The U.S. defense secretary was on a brief unannounced visit to Afghanistan before flying on to neighboring Pakistan.

Rumsfeld also dropped in on U.S. soldiers Wednesday in Qalat, which is in a region about 90 miles north of Kandahar and 30 miles from the Pakistan border where the Afghan government is struggling with a counter-narcotics campaign while also fighting remnants of the Taliban militia that ruled the country before U.S. forces invaded in October 2001.

Meanwhile, a senior Afghan official said the government will press on with plans to destroy opium crops across the country, after a shootout between anti-drug forces and farmers left one dead and seven injured.

President Hamid Karzai has announced a crackdown on the country's narcotics industry. Last year, 87 percent of the world's opium, the raw material for heroin, was produced in Afghanistan, sparking warnings that it is turning into a "narco-state" three years after U.S. forces ended the country's role as a base for al Qaeda.
Countries including the United States, Britain and France are training new police units to destroy crops, smash heroin laboratories and arrest smugglers, while providing hundreds of millions of dollars to help farmers switch to legal crops.

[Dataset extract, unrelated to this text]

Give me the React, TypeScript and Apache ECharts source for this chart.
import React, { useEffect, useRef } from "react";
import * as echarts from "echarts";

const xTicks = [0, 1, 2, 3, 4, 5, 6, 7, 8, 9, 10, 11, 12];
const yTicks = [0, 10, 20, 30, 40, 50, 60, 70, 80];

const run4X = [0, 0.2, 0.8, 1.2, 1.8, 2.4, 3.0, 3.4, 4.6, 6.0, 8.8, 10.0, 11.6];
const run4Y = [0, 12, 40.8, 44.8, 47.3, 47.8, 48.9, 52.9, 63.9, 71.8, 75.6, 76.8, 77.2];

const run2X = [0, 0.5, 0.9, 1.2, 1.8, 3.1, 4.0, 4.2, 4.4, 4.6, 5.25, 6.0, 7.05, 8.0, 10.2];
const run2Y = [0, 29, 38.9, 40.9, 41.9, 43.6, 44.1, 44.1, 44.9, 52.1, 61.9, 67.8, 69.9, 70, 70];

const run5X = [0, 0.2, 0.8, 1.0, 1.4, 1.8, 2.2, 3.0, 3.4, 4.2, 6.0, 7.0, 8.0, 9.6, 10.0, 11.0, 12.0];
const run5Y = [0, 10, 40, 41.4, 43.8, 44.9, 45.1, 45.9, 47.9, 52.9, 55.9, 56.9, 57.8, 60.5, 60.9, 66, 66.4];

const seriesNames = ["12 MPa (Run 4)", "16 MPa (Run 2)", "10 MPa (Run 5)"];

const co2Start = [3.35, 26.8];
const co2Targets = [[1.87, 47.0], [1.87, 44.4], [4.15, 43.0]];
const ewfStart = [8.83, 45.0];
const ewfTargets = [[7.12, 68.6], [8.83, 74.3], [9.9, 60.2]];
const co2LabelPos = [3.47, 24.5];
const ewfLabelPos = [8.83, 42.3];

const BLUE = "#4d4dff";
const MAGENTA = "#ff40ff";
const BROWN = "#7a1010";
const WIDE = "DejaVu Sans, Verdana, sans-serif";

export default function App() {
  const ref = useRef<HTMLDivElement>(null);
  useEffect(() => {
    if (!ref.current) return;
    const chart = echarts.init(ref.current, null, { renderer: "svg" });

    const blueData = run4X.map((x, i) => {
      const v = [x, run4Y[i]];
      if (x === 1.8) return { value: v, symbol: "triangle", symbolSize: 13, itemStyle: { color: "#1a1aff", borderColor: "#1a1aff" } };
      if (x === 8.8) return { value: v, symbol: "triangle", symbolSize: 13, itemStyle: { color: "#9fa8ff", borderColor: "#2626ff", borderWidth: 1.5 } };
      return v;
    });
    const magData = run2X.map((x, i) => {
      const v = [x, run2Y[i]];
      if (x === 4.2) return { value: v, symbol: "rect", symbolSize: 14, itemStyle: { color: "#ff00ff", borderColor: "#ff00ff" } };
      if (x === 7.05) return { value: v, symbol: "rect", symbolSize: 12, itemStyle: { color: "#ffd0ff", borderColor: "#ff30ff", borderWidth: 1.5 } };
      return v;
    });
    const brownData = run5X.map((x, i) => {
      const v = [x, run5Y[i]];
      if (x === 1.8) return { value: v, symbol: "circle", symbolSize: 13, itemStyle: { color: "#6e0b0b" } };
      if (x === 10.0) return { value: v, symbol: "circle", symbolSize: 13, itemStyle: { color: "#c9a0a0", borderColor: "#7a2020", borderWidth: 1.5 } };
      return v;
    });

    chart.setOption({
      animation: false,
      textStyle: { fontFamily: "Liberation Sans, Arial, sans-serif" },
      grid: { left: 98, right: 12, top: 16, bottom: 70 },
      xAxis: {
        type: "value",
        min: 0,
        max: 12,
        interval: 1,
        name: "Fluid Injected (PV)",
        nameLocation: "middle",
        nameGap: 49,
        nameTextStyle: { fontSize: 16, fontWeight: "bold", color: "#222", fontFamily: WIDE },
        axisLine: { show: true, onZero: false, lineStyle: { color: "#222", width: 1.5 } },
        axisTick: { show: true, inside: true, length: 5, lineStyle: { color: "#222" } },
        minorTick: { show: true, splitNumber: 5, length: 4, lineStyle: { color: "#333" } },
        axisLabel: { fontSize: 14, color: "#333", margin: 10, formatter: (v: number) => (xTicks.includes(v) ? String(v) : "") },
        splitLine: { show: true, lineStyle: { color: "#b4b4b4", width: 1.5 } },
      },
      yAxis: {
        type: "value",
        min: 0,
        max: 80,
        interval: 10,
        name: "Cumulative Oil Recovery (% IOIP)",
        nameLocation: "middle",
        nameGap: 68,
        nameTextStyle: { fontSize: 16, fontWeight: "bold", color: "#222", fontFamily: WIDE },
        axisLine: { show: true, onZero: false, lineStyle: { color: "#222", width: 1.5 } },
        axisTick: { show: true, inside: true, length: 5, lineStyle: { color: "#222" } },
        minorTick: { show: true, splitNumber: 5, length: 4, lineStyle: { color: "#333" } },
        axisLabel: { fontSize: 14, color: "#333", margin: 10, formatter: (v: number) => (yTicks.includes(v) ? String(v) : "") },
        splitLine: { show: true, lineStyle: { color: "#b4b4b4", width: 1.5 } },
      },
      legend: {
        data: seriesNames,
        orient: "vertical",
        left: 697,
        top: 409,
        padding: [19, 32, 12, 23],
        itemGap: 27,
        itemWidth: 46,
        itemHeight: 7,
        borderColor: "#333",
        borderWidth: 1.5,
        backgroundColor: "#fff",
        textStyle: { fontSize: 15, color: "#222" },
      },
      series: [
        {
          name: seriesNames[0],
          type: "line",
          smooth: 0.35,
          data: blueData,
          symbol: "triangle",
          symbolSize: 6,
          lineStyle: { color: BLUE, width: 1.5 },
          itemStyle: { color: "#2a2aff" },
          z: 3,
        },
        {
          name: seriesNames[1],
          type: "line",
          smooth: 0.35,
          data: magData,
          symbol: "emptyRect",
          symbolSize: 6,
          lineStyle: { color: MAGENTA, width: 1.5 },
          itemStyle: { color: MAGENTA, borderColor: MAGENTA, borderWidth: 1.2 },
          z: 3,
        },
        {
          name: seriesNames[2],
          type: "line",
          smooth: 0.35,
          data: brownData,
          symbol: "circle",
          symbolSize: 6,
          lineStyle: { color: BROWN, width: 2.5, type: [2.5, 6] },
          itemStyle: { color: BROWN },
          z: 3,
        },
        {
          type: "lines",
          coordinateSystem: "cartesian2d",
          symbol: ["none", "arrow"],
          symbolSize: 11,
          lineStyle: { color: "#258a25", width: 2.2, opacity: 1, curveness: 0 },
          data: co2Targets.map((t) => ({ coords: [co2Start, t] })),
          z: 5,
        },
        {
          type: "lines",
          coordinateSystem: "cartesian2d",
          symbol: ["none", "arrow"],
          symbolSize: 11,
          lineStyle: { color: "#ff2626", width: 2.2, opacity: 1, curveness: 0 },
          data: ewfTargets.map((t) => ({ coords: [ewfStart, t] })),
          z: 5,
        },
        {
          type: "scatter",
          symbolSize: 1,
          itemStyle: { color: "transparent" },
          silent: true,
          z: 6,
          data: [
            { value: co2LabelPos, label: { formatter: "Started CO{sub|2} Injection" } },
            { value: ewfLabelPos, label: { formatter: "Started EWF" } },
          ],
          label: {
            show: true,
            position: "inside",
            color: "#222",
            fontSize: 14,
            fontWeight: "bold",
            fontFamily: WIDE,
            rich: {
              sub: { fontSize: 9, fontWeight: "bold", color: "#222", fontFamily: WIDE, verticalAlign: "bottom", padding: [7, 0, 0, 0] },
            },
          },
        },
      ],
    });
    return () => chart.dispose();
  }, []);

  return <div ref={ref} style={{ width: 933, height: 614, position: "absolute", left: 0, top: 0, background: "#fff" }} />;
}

But it is expected to take years to replace the lucrative crop that has powered Afghanistan's post-Taliban revival and provided a lifeline to war-impoverished rural communities.

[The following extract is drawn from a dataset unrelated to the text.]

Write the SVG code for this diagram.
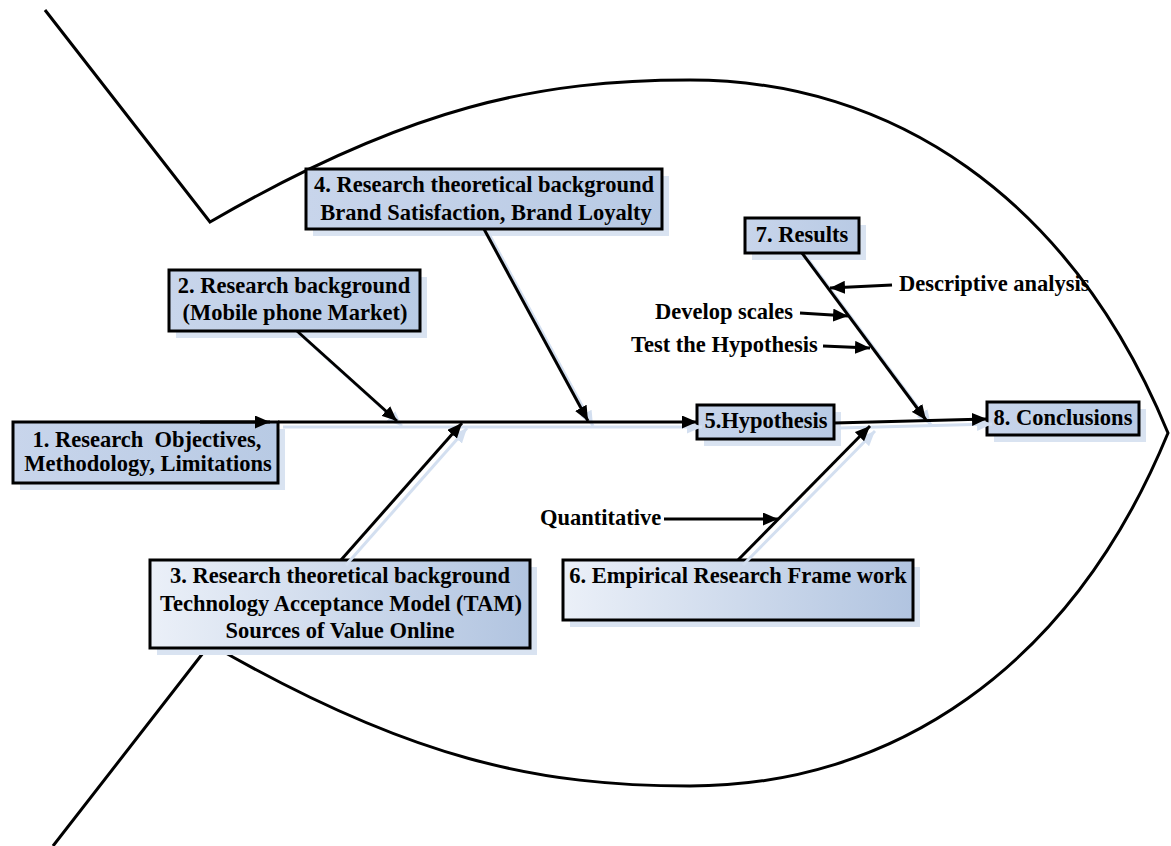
<svg xmlns="http://www.w3.org/2000/svg" width="1171" height="846" viewBox="0 0 1171 846">
  <style>
    .outline { fill: none; stroke: #000; stroke-width: 3; stroke-linejoin: miter; }
    .link { fill: none; stroke: #000; stroke-width: 3; marker-end: url(#arrow); }
    .link-shadow { fill: none; stroke: #d3dff0; stroke-width: 3; marker-end: url(#arrow-shadow); }
    .box { stroke: #000; stroke-width: 3; }
    .box-shadow { fill: #d9e3f1; stroke: none; }
    .t { font-family: "Liberation Serif", "Times New Roman", serif; font-weight: bold; font-size: 22.5px; fill: #000; text-anchor: middle; }
    .lbl { font-family: "Liberation Serif", "Times New Roman", serif; font-weight: bold; font-size: 22.5px; fill: #000; }
  </style>
  <defs>
    <marker id="arrow" markerUnits="userSpaceOnUse" markerWidth="16" markerHeight="13" refX="15" refY="6.5" orient="auto">
      <path d="M0,0 L15,6.5 L0,13 z" fill="#000"/>
    </marker>
    <marker id="arrow-shadow" markerUnits="userSpaceOnUse" markerWidth="16" markerHeight="13" refX="15" refY="6.5" orient="auto">
      <path d="M0,0 L15,6.5 L0,13 z" fill="#d3dff0"/>
    </marker>
    <linearGradient id="fill-soft" x1="0" y1="0" x2="1" y2="0">
      <stop offset="0" stop-color="#c8d5eb"/>
      <stop offset="1" stop-color="#b8cae4"/>
    </linearGradient>
    <linearGradient id="fill-wide" x1="0" y1="0" x2="1" y2="0">
      <stop offset="0" stop-color="#ebf0f8"/>
      <stop offset="1" stop-color="#b1c4e0"/>
    </linearGradient>
  </defs>

  <!-- fish body and tail -->
  <g id="fish-outline">
    <path class="outline" d="M45,10 L210,222 C410,106 540,80 690,80 C890,80 1070,195 1168,433 C1070,671 890,786 690,786 C540,786 410,760 210,644 L53,846"/>
  </g>

  <g id="node-1">
    <rect class="box-shadow" x="20" y="429" width="265" height="61"/>
    <rect class="box" x="13" y="422" width="265" height="61" fill="url(#fill-soft)"/>
    <text class="t" x="147" y="447" style="white-space:pre">1. Research  Objectives,</text>
    <text class="t" x="148" y="471">Methodology, Limitations</text>
  </g>

  <g id="node-2">
    <rect class="box-shadow" x="176" y="277" width="251" height="61"/>
    <rect class="box" x="169" y="270" width="251" height="61" fill="url(#fill-soft)"/>
    <text class="t" x="294" y="293">2. Research background</text>
    <text class="t" x="295" y="320">(Mobile phone Market)</text>
  </g>

  <g id="node-4">
    <rect class="box-shadow" x="313" y="176" width="356" height="60"/>
    <rect class="box" x="306" y="169" width="356" height="60" fill="url(#fill-soft)"/>
    <text class="t" x="484" y="192">4. Research theoretical background</text>
    <text class="t" x="486" y="220">Brand Satisfaction, Brand Loyalty</text>
  </g>

  <g id="node-3">
    <rect class="box-shadow" x="157" y="567" width="380" height="88"/>
    <rect class="box" x="150" y="560" width="380" height="88" fill="url(#fill-wide)"/>
    <text class="t" x="340" y="583">3. Research theoretical background</text>
    <text class="t" x="341" y="611">Technology Acceptance Model (TAM)</text>
    <text class="t" x="340" y="638">Sources of Value Online</text>
  </g>

  <g id="node-5">
    <rect class="box-shadow" x="704" y="412" width="137" height="34"/>
    <rect class="box" x="697" y="405" width="137" height="34" fill="url(#fill-soft)"/>
    <text class="t" x="766" y="428">5.Hypothesis</text>
  </g>

  <g id="node-6">
    <rect class="box-shadow" x="570" y="567" width="350" height="60"/>
    <rect class="box" x="563" y="560" width="350" height="60" fill="url(#fill-wide)"/>
    <text class="t" x="738" y="583">6. Empirical Research Frame work</text>
  </g>

  <g id="node-7">
    <rect class="box-shadow" x="752" y="225" width="114" height="35"/>
    <rect class="box" x="745" y="218" width="114" height="35" fill="url(#fill-soft)"/>
    <text class="t" x="802" y="242">7. Results</text>
  </g>

  <g id="node-8">
    <rect class="box-shadow" x="994" y="409" width="152" height="33"/>
    <rect class="box" x="987" y="402" width="152" height="33" fill="url(#fill-soft)"/>
    <text class="t" x="1063" y="425">8. Conclusions</text>
  </g>

  <!-- spine, bones and label arrows -->
  <g id="connectors">
    <g id="connector-shadows">
      <path class="link-shadow" d="M283,427 L702,427"/>
      <path class="link-shadow" d="M839,428 L992,424"/>
      <path class="link-shadow" d="M302,336 L402,426"/>
      <path class="link-shadow" d="M489,234 L593,426"/>
      <path class="link-shadow" d="M346,565 L467,428"/>
      <path class="link-shadow" d="M807,258 L931,425"/>
      <path class="link-shadow" d="M743,565 L875,431"/>
    </g>
    <path class="link" d="M200,422 L270,422"/>
    <path class="link" d="M278,422 L697,422"/>
    <path class="link" d="M834,423 L987,419"/>
    <path class="link" d="M297,331 L397,421"/>
    <path class="link" d="M484,229 L588,421"/>
    <path class="link" d="M341,560 L462,423"/>
    <path class="link" d="M802,253 L926,420"/>
    <path class="link" d="M738,560 L870,426"/>
    <path class="link" d="M892,285 L830,288"/>
    <path class="link" d="M800,313 L848,316"/>
    <path class="link" d="M823,346 L870,348"/>
    <path class="link" d="M664,519 L778,519"/>
  </g>

  <!-- side labels on the bones -->
  <g id="labels">
    <text class="lbl" x="899" y="291">Descriptive analysis</text>
    <text class="lbl" x="655" y="319">Develop scales</text>
    <text class="lbl" x="631" y="352">Test the Hypothesis</text>
    <text class="lbl" x="540" y="525">Quantitative</text>
  </g>
</svg>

U.S. commanders told Rumsfeld that Taliban fighters still have some sanctuaries and support among the local population in Zabul Province along the Pakistan border, but that U.S. forces operating with newly trained Afghan troops are making steady progress in eroding that support.

The defense chief flew to Kandahar in southern Afghanistan following a one-day visit to Iraq and then traveled by helicopter to Qalat where U.S. troops are running what they call a provincial reconstruction team that provides civic aid as well as security for reconstruction projects.

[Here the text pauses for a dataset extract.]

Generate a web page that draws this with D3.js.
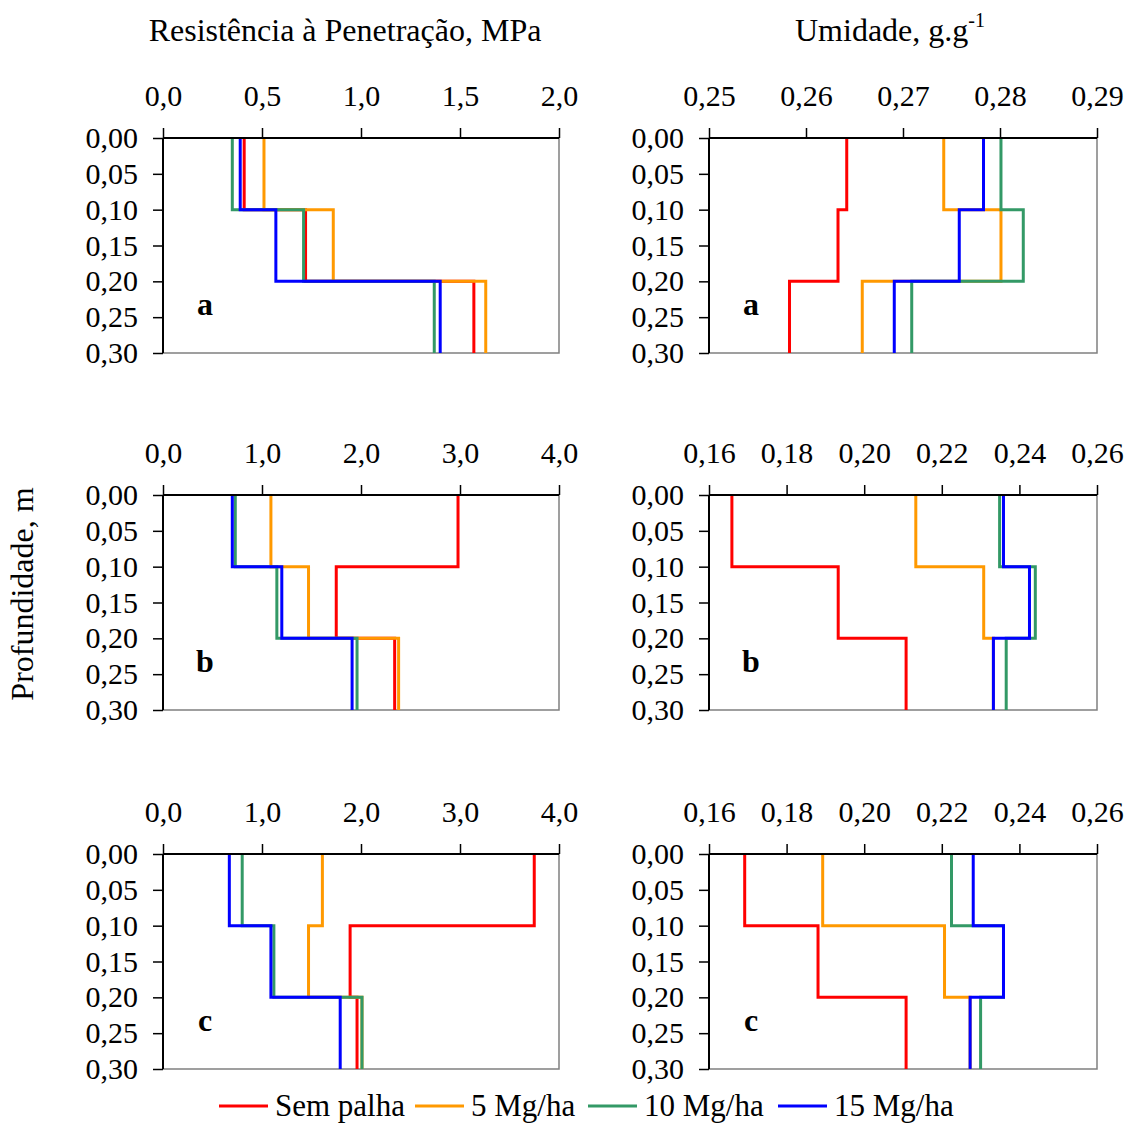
<!DOCTYPE html>
<html>
<head>
<meta charset="utf-8">
<script src="https://cdn.jsdelivr.net/npm/d3@7"></script>
<style>
  body { margin: 0; background: #fff; }
  text { font-family: "Liberation Serif", "Times New Roman", serif; fill: #000; }
</style>
</head>
<body>
<svg id="chart" width="1127" height="1124"></svg>
<script>
// Profile data: layer boundaries and one value per layer (0-0.1, 0.1-0.2, 0.2-0.3 m)
const depths = [0, 0.1, 0.2, 0.3]
const seriesNames = ["Sem palha", "5 Mg/ha", "10 Mg/ha", "15 Mg/ha"]
const seriesColors = ["#ff0000", "#ff9900", "#339966", "#0000ff"]
const depthTicks = [0, 0.05, 0.1, 0.15, 0.2, 0.25, 0.3]

// Resistencia a penetracao (MPa), order = seriesNames
const rpA = [[0.41, 0.72, 1.57], [0.51, 0.86, 1.63], [0.35, 0.71, 1.37], [0.39, 0.57, 1.40]]
const rpB = [[2.98, 1.75, 2.34], [1.09, 1.47, 2.38], [0.73, 1.15, 1.96], [0.70, 1.20, 1.91]]
const rpC = [[3.75, 1.89, 1.96], [1.61, 1.47, 2.01], [0.80, 1.12, 2.01], [0.67, 1.09, 1.79]]

// Umidade (g/g)
const umA = [[0.2642, 0.2633, 0.2583], [0.2742, 0.2801, 0.2658], [0.2801, 0.2824, 0.2709], [0.2783, 0.2758, 0.2691]]
const umB = [[0.1659, 0.1933, 0.2108], [0.2133, 0.2308, 0.2333], [0.2349, 0.2441, 0.2366], [0.2359, 0.2426, 0.2333]]
const umC = [[0.1692, 0.1881, 0.2108], [0.1893, 0.2207, 0.2273], [0.2225, 0.2359, 0.2300], [0.2281, 0.2359, 0.2273]]

const rpTicksA = [0, 0.5, 1.0, 1.5, 2.0]
const rpTicksBC = [0, 1, 2, 3, 4]
const umTicksA = [0.25, 0.26, 0.27, 0.28, 0.29]
const umTicksBC = [0.16, 0.18, 0.20, 0.22, 0.24, 0.26]

const svg = d3.select("#chart")
const comma = (f) => (d) => d3.format(f)(d).replace(".", ",")

// Panel frames
const colLeft = {x0: 163, x1: 559}
const colRight = {x0: 709, x1: 1097}
const rowTops = [138, 495, 854]
const panelH = 215

const panels = [
    {col: colLeft, row: 0, data: rpA, domain: [0, 2], ticks: rpTicksA, fmt: comma(".1f"), letter: "a"},
    {col: colRight, row: 0, data: umA, domain: [0.25, 0.29], ticks: umTicksA, fmt: comma(".2f"), letter: "a"},
    {col: colLeft, row: 1, data: rpB, domain: [0, 4], ticks: rpTicksBC, fmt: comma(".1f"), letter: "b"},
    {col: colRight, row: 1, data: umB, domain: [0.16, 0.26], ticks: umTicksBC, fmt: comma(".2f"), letter: "b"},
    {col: colLeft, row: 2, data: rpC, domain: [0, 4], ticks: rpTicksBC, fmt: comma(".1f"), letter: "c"},
    {col: colRight, row: 2, data: umC, domain: [0.16, 0.26], ticks: umTicksBC, fmt: comma(".2f"), letter: "c"}
]

panels.forEach(function(p) {
    var top = rowTops[p.row]
    var x = d3.scaleLinear().domain(p.domain).range([p.col.x0, p.col.x1])
    var y = d3.scaleLinear().domain([0, 0.3]).range([top, top + panelH])
    var g = svg.append("g")

    // right and bottom border (grey)
    g.append("path")
        .attr("d", "M" + p.col.x1 + "," + top + "V" + (top + panelH) + "H" + p.col.x0)
        .attr("fill", "none")
        .attr("stroke", "#808080")
        .attr("stroke-width", 1.5)

    // step profiles
    var line = d3.line().x((d) => x(d[0])).y((d) => y(d[1]))
    p.data.forEach(function(vals, i) {
        var pts = []
        vals.forEach(function(v, k) {
            pts.push([v, depths[k]])
            pts.push([v, depths[k + 1]])
        })
        g.append("path")
            .datum(pts)
            .attr("d", line)
            .attr("fill", "none")
            .attr("stroke", seriesColors[i])
            .attr("stroke-width", 3)
    })

    var xAxis = g.append("g")
        .attr("transform", "translate(0," + top + ")")
        .call(d3.axisTop(x).tickValues(p.ticks).tickFormat(p.fmt).tickSize(10).tickPadding(22))
    var yAxis = g.append("g")
        .attr("transform", "translate(" + p.col.x0 + ",0)")
        .call(d3.axisLeft(y).tickValues(depthTicks).tickFormat(comma(".2f")).tickSize(10).tickPadding(15))

    ;[xAxis, yAxis].forEach(function(a) {
        a.select(".domain").attr("stroke", "#000").attr("stroke-width", 2)
        a.selectAll(".tick line").attr("stroke", "#000").attr("stroke-width", 1.5)
        a.selectAll("text")
            .attr("font-family", "Liberation Serif, Times New Roman, serif")
            .attr("font-size", 30)
            .attr("fill", "#000")
    })
    xAxis.select(".domain").attr("d", "M" + p.col.x0 + ",0H" + p.col.x1)
    yAxis.select(".domain").attr("d", "M0," + top + "V" + (top + panelH))

    g.append("text")
        .attr("x", p.col.x0 + 42)
        .attr("y", top + 177)
        .attr("text-anchor", "middle")
        .attr("font-size", 32)
        .attr("font-weight", "bold")
        .text(p.letter)
})

// Column titles
svg.append("text")
    .attr("x", 345)
    .attr("y", 41)
    .attr("text-anchor", "middle")
    .attr("font-size", 32)
    .text("Resistência à Penetração, MPa")

var um = svg.append("text")
    .attr("x", 795)
    .attr("y", 41)
    .attr("font-size", 32)
um.append("tspan").text("Umidade, g.g")
um.append("tspan").attr("dy", -14).attr("font-size", 20).text("-1")

// Y label
svg.append("text")
    .attr("transform", "translate(33,594) rotate(-90)")
    .attr("text-anchor", "middle")
    .attr("font-size", 32)
    .text("Profundidade, m")

// Legend
const legendX = [219, 415, 588, 778]
var legend = svg.append("g")
seriesNames.forEach(function(name, i) {
    var lg = legend.append("g").attr("transform", "translate(" + legendX[i] + ",1106)")
    lg.append("line")
        .attr("x1", 0).attr("x2", 49)
        .attr("stroke", seriesColors[i])
        .attr("stroke-width", 3)
    lg.append("text")
        .attr("x", 56)
        .attr("y", 10)
        .attr("font-size", 31)
        .text(name)
})
</script>
</body>
</html>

Rumsfeld has not publicly discussed in detail the future U.S. role in Afghanistan, but Afghan President Hamid Karzai is known to favor arranging a long-term security relationship that could include some degree of U.S. access to air bases in this landlocked country.

Rumsfeld's visit to Qalat underscored the importance the Pentagon places on the approach of using troops to facilitate reconstruction and civil affairs work.

He shook hands and posed for photographs with a group of soldiers in Qalat and thanked them for their work before flying back to Kandahar where he spoke to several hundred soldiers and answered questions from several of them.

One soldier asked when the Army would shorten tours from 12 to six months for those serving in Afghanistan or Iraq. As he also had said a day earlier in Iraq, Rumsfeld said the Army was thinking about that, but had not made a decision.

Rumsfeld, whose itinerary was not being disclosed in advance by U.S. officials for security reasons, told the soldiers that both Afghans and Americans one day will look back on this period as a turning point in the spread of freedom. "You're earning your place in history," he said.